- [What the exercise asks] Please output every line of the material as it stands, without the pictures.

- [Information provided]
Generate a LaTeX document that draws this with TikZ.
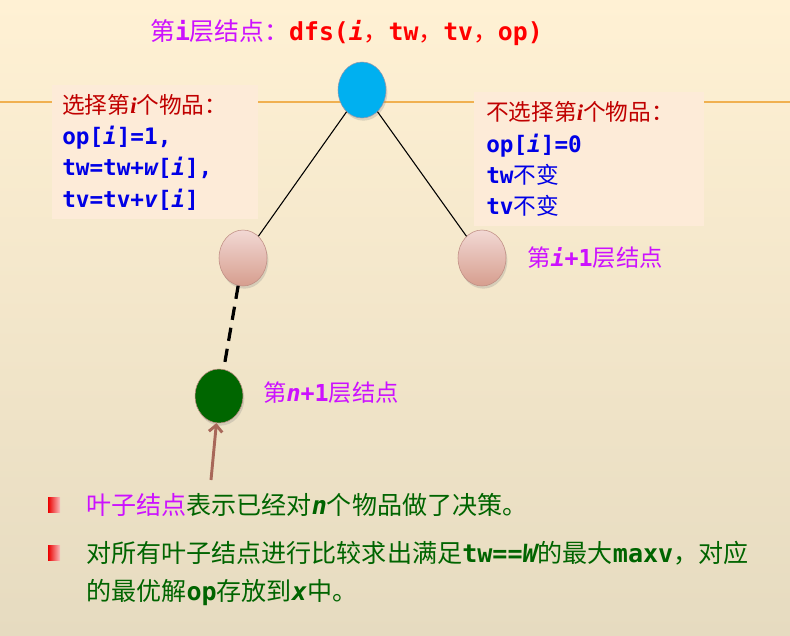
\documentclass[tikz,border=0pt]{standalone}
\usepackage{fontspec}
\setmainfont{Noto Sans CJK SC}
\newfontfamily\codefont{DejaVu Sans Mono}
\newfontfamily\itfont{Liberation Serif}
\usetikzlibrary{positioning,shadows,arrows.meta}

\definecolor{bgtop}{RGB}{255,241,212}
\definecolor{bgbottom}{RGB}{230,219,192}
\definecolor{rulecol}{RGB}{240,176,80}
\definecolor{boxfill}{RGB}{253,235,216}
\definecolor{labelpurple}{RGB}{204,17,255}
\definecolor{titlered}{RGB}{255,0,0}
\definecolor{headred}{RGB}{192,0,0}
\definecolor{codeblue}{RGB}{0,0,230}
\definecolor{notegreen}{RGB}{0,100,0}
\definecolor{rootblue}{RGB}{0,176,240}
\definecolor{leafgreen}{RGB}{0,102,0}
\definecolor{pinktop}{RGB}{242,216,212}
\definecolor{pinkbottom}{RGB}{214,158,142}
\definecolor{pinkedge}{RGB}{190,140,130}
\definecolor{pointercol}{RGB}{168,104,90}
\definecolor{bulletred}{RGB}{235,0,0}

\newcommand\cd[1]{{\codefont\bfseries #1}}
\newcommand\cdi[1]{{\codefont\bfseries\itshape #1}}
\newcommand\hi[1]{{\itfont\bfseries\itshape #1}}

\tikzset{
  treenode/.style={ellipse, minimum width=36pt, minimum height=42pt, inner sep=0pt,
    drop shadow={opacity=0.25, shadow xshift=1pt, shadow yshift=-2pt}},
  infobox/.style={fill=boxfill, align=left, anchor=north west, inner ysep=4pt,
    font=\fontsize{17}{23.5}\selectfont},
  levellabel/.style={anchor=west, inner sep=0pt, text=labelpurple, font=\fontsize{17.5}{20}\selectfont},
  treeedge/.style={draw=black, line width=0.8pt},
  leafpath/.style={draw=black, line width=2.4pt, dash pattern=on 10pt off 6pt},
  bulletmark/.style={rectangle, minimum width=9pt, minimum height=11pt, inner sep=0pt,
    left color=bulletred, right color=bulletred!25},
  noteline/.style={anchor=west, inner sep=0pt, text=notegreen, font=\fontsize{18.8}{24}\selectfont}
}
\usetikzlibrary{shapes.geometric}

\begin{document}
\begin{tikzpicture}[x=0.75pt, y=-0.75pt]
  \useasboundingbox (0,0) rectangle (790,636);
  \shade[top color=bgtop, bottom color=bgbottom] (0,0) rectangle (790,636);
  \draw[rulecol, line width=1.6pt] (0,102) -- (790,102);

  % title
  \node (title) [anchor=west, inner sep=0pt, font=\fontsize{18.6}{22}\selectfont] at (150,33)
    {\textcolor{labelpurple}{第\cd{i}层结点：}\textcolor{titlered}{\cd{dfs(}\cdi{i}，\cd{tw}，\cd{tv}，\cd{op)}}};

  % text boxes
  \node (choosebox) [infobox, inner xsep=7.5pt, text width=139.5pt, minimum height=100pt] at (52,85)
    {\textcolor{headred}{选择第\hi{i}个物品：}\\
     \textcolor{codeblue}{\cd{op[}\cdi{i}\cd{]=1,}}\\
     \textcolor{codeblue}{\cd{tw=tw+}\cdi{w}\cd{[}\cdi{i}\cd{],}}\\
     \textcolor{codeblue}{\cd{tv=tv+}\cdi{v}\cd{[}\cdi{i}\cd{]}}};
  \node (skipbox) [infobox, inner xsep=9pt, text width=154.5pt, minimum height=100.5pt] at (474,92)
    {\textcolor{headred}{不选择第\hi{i}个物品：}\\
     \textcolor{codeblue}{\cd{op[}\cdi{i}\cd{]=0}}\\
     \textcolor{codeblue}{\cd{tw}不变}\\
     \textcolor{codeblue}{\cd{tv}不变}};

  % tree
  \node (root) [treenode, fill=rootblue, draw={rgb,255:red,150;green,150;blue,170}] at (362,90) {};
  \node (chosen) [treenode, top color=pinktop, bottom color=pinkbottom, draw=pinkedge] at (243,258) {};
  \node (skipped) [treenode, top color=pinktop, bottom color=pinkbottom, draw=pinkedge] at (482,258) {};
  \node (leaf) [treenode, minimum height=40.5pt, fill=leafgreen, draw=pinkedge] at (219,396) {};
  \draw[treeedge] (root) -- (chosen);
  \draw[treeedge] (root) -- (skipped);
  \draw[leafpath] (chosen) -- (leaf);
  \coordinate (pointer) at (211,480);
  \draw[pointercol, line width=2.2pt, -{Straight Barb[length=5pt, width=10pt]}] (pointer) -- (leaf);

  \node (nextlabel) [levellabel] at (527,258) {第\cdi{i}\cd{+1}层结点};
  \node (leaflabel) [levellabel] at (263,393) {第\cdi{n}\cd{+1}层结点};

  % notes
  \node (bullet1) [bulletmark] at (54,505) {};
  \node (bullet2) [bulletmark] at (54,553) {};
  \node (line1) [noteline] at (86,505)
    {\textcolor{labelpurple}{叶子结点}表示已经对\cdi{n}个物品做了决策。};
  \node (line2) [noteline] at (86,553)
    {对所有叶子结点进行比较求出满足\cd{tw==}\cdi{W}的最大\cd{maxv}，对应};
  \node (line3) [noteline] at (86,593)
    {的最优解\cd{op}存放到\cdi{x}中。};
\end{tikzpicture}
\end{document}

- [In response]
Generate a LaTeX document that draws this with TikZ.
\documentclass[tikz,border=0pt]{standalone}
\usepackage{fontspec}
\setmainfont{Noto Sans CJK SC}
\newfontfamily\codefont{DejaVu Sans Mono}
\newfontfamily\itfont{Liberation Serif}
\usetikzlibrary{positioning,shadows,arrows.meta}

\definecolor{bgtop}{RGB}{255,241,212}
\definecolor{bgbottom}{RGB}{230,219,192}
\definecolor{rulecol}{RGB}{240,176,80}
\definecolor{boxfill}{RGB}{253,235,216}
\definecolor{labelpurple}{RGB}{204,17,255}
\definecolor{titlered}{RGB}{255,0,0}
\definecolor{headred}{RGB}{192,0,0}
\definecolor{codeblue}{RGB}{0,0,230}
\definecolor{notegreen}{RGB}{0,100,0}
\definecolor{rootblue}{RGB}{0,176,240}
\definecolor{leafgreen}{RGB}{0,102,0}
\definecolor{pinktop}{RGB}{242,216,212}
\definecolor{pinkbottom}{RGB}{214,158,142}
\definecolor{pinkedge}{RGB}{190,140,130}
\definecolor{pointercol}{RGB}{168,104,90}
\definecolor{bulletred}{RGB}{235,0,0}

\newcommand\cd[1]{{\codefont\bfseries #1}}
\newcommand\cdi[1]{{\codefont\bfseries\itshape #1}}
\newcommand\hi[1]{{\itfont\bfseries\itshape #1}}

\tikzset{
  treenode/.style={ellipse, minimum width=36pt, minimum height=42pt, inner sep=0pt,
    drop shadow={opacity=0.25, shadow xshift=1pt, shadow yshift=-2pt}},
  infobox/.style={fill=boxfill, align=left, anchor=north west, inner ysep=4pt,
    font=\fontsize{17}{23.5}\selectfont},
  levellabel/.style={anchor=west, inner sep=0pt, text=labelpurple, font=\fontsize{17.5}{20}\selectfont},
  treeedge/.style={draw=black, line width=0.8pt},
  leafpath/.style={draw=black, line width=2.4pt, dash pattern=on 10pt off 6pt},
  bulletmark/.style={rectangle, minimum width=9pt, minimum height=11pt, inner sep=0pt,
    left color=bulletred, right color=bulletred!25},
  noteline/.style={anchor=west, inner sep=0pt, text=notegreen, font=\fontsize{18.8}{24}\selectfont}
}
\usetikzlibrary{shapes.geometric}

\begin{document}
\begin{tikzpicture}[x=0.75pt, y=-0.75pt]
  \useasboundingbox (0,0) rectangle (790,636);
  \shade[top color=bgtop, bottom color=bgbottom] (0,0) rectangle (790,636);
  \draw[rulecol, line width=1.6pt] (0,102) -- (790,102);

  % title
  \node (title) [anchor=west, inner sep=0pt, font=\fontsize{18.6}{22}\selectfont] at (150,33)
    {\textcolor{labelpurple}{第\cd{i}层结点：}\textcolor{titlered}{\cd{dfs(}\cdi{i}，\cd{tw}，\cd{tv}，\cd{op)}}};

  % text boxes
  \node (choosebox) [infobox, inner xsep=7.5pt, text width=139.5pt, minimum height=100pt] at (52,85)
    {\textcolor{headred}{选择第\hi{i}个物品：}\\
     \textcolor{codeblue}{\cd{op[}\cdi{i}\cd{]=1,}}\\
     \textcolor{codeblue}{\cd{tw=tw+}\cdi{w}\cd{[}\cdi{i}\cd{],}}\\
     \textcolor{codeblue}{\cd{tv=tv+}\cdi{v}\cd{[}\cdi{i}\cd{]}}};
  \node (skipbox) [infobox, inner xsep=9pt, text width=154.5pt, minimum height=100.5pt] at (474,92)
    {\textcolor{headred}{不选择第\hi{i}个物品：}\\
     \textcolor{codeblue}{\cd{op[}\cdi{i}\cd{]=0}}\\
     \textcolor{codeblue}{\cd{tw}不变}\\
     \textcolor{codeblue}{\cd{tv}不变}};

  % tree
  \node (root) [treenode, fill=rootblue, draw={rgb,255:red,150;green,150;blue,170}] at (362,90) {};
  \node (chosen) [treenode, top color=pinktop, bottom color=pinkbottom, draw=pinkedge] at (243,258) {};
  \node (skipped) [treenode, top color=pinktop, bottom color=pinkbottom, draw=pinkedge] at (482,258) {};
  \node (leaf) [treenode, minimum height=40.5pt, fill=leafgreen, draw=pinkedge] at (219,396) {};
  \draw[treeedge] (root) -- (chosen);
  \draw[treeedge] (root) -- (skipped);
  \draw[leafpath] (chosen) -- (leaf);
  \coordinate (pointer) at (211,480);
  \draw[pointercol, line width=2.2pt, -{Straight Barb[length=5pt, width=10pt]}] (pointer) -- (leaf);

  \node (nextlabel) [levellabel] at (527,258) {第\cdi{i}\cd{+1}层结点};
  \node (leaflabel) [levellabel] at (263,393) {第\cdi{n}\cd{+1}层结点};

  % notes
  \node (bullet1) [bulletmark] at (54,505) {};
  \node (bullet2) [bulletmark] at (54,553) {};
  \node (line1) [noteline] at (86,505)
    {\textcolor{labelpurple}{叶子结点}表示已经对\cdi{n}个物品做了决策。};
  \node (line2) [noteline] at (86,553)
    {对所有叶子结点进行比较求出满足\cd{tw==}\cdi{W}的最大\cd{maxv}，对应};
  \node (line3) [noteline] at (86,593)
    {的最优解\cd{op}存放到\cdi{x}中。};
\end{tikzpicture}
\end{document}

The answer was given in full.